GOAL OF THE EXERCISE -
In the material below, find each line holding the string "page" and copy it.

SOURCE DATA -
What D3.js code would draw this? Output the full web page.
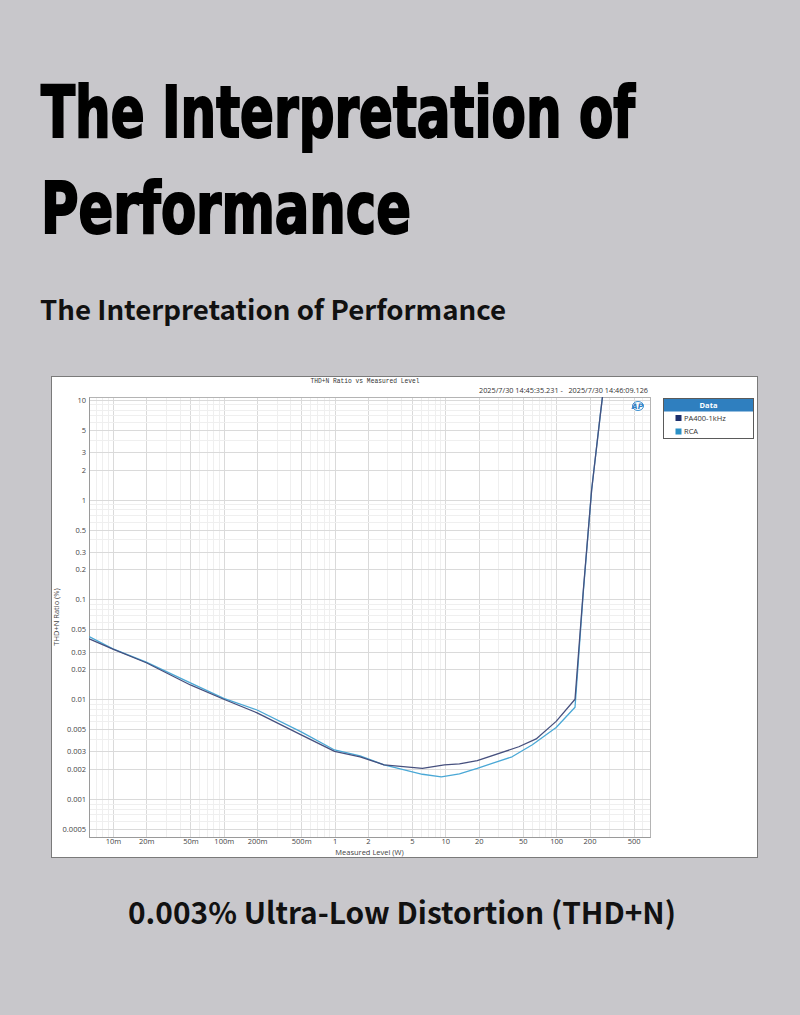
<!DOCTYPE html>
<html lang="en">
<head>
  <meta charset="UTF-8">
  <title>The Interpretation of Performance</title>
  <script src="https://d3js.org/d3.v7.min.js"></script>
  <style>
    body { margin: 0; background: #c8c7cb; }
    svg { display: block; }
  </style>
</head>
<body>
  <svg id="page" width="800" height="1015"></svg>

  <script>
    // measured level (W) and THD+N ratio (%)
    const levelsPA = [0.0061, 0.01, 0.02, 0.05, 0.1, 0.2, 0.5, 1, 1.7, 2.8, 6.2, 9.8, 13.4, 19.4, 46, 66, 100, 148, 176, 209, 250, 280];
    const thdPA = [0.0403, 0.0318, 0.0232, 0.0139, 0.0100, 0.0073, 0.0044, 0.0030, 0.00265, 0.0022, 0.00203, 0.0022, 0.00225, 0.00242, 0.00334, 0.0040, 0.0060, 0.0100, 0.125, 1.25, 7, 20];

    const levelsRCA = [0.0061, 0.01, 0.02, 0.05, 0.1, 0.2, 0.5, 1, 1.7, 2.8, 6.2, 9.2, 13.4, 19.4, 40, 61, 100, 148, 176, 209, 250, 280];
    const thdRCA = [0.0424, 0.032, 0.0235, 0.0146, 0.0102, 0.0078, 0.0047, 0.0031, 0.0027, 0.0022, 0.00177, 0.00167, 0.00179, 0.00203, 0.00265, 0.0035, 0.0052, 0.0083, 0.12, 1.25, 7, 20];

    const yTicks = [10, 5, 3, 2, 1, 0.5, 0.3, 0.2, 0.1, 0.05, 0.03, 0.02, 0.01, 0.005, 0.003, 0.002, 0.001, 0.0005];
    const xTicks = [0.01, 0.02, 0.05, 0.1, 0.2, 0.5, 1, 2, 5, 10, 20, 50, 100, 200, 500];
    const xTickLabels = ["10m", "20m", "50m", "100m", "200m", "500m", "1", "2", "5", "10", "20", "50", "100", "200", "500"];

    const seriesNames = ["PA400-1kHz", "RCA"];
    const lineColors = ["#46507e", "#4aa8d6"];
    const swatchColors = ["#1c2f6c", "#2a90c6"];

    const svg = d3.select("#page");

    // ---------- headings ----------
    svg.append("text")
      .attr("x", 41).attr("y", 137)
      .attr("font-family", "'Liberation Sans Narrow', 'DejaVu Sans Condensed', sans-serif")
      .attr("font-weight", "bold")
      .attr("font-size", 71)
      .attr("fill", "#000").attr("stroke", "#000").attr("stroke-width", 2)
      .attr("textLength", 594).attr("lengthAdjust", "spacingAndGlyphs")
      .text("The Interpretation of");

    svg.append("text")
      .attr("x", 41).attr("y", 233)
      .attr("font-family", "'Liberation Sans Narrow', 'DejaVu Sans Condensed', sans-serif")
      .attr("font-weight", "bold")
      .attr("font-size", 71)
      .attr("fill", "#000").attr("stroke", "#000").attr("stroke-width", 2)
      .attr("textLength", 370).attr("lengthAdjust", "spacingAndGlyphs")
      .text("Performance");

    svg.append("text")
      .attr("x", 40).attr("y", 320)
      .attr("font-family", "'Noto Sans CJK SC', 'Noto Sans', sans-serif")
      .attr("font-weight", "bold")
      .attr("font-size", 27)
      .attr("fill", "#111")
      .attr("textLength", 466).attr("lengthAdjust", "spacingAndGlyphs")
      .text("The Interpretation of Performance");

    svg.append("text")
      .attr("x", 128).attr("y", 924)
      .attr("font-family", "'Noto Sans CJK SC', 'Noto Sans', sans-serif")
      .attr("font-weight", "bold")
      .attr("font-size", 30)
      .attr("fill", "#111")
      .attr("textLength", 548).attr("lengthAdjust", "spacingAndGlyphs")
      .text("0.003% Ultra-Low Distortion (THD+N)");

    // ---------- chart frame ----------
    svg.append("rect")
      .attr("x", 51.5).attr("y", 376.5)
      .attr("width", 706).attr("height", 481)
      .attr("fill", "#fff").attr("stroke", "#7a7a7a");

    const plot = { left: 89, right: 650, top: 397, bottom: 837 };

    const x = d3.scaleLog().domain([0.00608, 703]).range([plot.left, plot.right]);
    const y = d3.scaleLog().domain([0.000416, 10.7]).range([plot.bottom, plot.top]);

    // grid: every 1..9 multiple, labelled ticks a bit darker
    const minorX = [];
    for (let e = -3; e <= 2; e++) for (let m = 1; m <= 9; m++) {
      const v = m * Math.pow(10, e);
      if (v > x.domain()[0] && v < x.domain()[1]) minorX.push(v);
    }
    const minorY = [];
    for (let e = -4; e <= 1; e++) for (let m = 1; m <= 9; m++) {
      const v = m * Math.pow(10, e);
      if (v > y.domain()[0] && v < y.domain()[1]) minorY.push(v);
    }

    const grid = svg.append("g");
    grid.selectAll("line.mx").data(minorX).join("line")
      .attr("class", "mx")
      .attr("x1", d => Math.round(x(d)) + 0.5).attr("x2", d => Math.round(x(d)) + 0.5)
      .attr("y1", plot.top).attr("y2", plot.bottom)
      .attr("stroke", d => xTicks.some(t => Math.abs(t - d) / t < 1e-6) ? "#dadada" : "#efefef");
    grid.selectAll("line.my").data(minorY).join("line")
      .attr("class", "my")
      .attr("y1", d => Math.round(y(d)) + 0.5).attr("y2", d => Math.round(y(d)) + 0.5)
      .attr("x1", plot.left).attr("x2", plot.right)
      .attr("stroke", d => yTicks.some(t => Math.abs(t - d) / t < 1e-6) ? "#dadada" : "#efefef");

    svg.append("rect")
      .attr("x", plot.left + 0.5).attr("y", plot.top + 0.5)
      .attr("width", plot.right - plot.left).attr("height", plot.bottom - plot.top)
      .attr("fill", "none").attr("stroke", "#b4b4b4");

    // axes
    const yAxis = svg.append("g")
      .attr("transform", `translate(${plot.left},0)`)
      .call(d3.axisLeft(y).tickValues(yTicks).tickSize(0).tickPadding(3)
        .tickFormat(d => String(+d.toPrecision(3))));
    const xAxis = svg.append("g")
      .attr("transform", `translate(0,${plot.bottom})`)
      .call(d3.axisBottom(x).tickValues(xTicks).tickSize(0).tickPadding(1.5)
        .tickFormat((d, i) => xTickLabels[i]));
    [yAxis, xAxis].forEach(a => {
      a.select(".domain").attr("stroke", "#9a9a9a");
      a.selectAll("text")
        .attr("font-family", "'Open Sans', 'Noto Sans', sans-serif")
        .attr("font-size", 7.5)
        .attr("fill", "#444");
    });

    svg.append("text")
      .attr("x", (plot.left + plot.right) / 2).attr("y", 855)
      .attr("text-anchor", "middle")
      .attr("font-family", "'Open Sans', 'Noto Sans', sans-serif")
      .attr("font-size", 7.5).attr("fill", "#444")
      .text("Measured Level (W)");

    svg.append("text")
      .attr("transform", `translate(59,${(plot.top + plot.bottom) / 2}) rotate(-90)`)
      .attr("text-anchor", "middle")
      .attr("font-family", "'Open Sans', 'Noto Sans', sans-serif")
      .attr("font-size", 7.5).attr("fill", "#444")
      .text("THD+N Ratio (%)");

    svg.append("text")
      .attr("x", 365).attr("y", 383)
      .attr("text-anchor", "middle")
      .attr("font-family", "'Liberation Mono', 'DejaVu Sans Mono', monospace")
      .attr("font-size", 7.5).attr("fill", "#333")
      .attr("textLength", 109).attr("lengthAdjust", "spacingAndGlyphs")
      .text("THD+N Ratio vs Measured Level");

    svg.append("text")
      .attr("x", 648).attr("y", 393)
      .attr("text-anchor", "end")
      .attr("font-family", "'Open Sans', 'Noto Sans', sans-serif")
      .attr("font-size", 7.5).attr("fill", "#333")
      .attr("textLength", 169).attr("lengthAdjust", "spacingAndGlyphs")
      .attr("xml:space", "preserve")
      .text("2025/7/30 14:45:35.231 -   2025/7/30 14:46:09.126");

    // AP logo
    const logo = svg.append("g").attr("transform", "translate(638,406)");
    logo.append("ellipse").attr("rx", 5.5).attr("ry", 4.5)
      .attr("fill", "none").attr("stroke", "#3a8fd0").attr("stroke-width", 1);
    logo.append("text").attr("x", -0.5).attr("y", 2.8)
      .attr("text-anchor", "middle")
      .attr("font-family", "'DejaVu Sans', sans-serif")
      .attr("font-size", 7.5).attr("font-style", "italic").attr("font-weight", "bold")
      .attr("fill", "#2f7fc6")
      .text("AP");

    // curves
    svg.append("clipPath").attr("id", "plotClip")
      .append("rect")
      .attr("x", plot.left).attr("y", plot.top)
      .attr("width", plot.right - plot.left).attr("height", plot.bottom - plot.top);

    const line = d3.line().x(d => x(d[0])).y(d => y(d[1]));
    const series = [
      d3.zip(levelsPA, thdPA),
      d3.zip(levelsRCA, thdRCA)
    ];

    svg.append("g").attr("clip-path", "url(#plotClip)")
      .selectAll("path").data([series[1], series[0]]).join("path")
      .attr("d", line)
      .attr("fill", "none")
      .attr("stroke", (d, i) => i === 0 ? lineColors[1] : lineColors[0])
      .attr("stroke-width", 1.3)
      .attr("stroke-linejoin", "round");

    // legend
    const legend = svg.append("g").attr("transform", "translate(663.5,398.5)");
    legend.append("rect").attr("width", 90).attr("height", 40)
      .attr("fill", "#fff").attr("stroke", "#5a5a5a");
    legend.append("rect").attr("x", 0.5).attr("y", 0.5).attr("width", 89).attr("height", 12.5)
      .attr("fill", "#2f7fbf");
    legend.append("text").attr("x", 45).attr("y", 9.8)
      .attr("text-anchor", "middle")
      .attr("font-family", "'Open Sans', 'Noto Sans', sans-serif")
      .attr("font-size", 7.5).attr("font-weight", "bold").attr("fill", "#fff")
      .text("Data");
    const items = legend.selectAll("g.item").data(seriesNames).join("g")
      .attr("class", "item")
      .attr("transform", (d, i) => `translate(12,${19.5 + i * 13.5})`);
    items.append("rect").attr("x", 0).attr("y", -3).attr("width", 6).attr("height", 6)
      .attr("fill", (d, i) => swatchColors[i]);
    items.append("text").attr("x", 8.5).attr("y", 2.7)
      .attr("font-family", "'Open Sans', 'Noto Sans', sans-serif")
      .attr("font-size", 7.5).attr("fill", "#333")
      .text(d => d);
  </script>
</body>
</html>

PROBLEM SOLUTION -
What D3.js code would draw this? Output the full web page.
  <svg id="page" width="800" height="1015"></svg>
    const svg = d3.select("#page");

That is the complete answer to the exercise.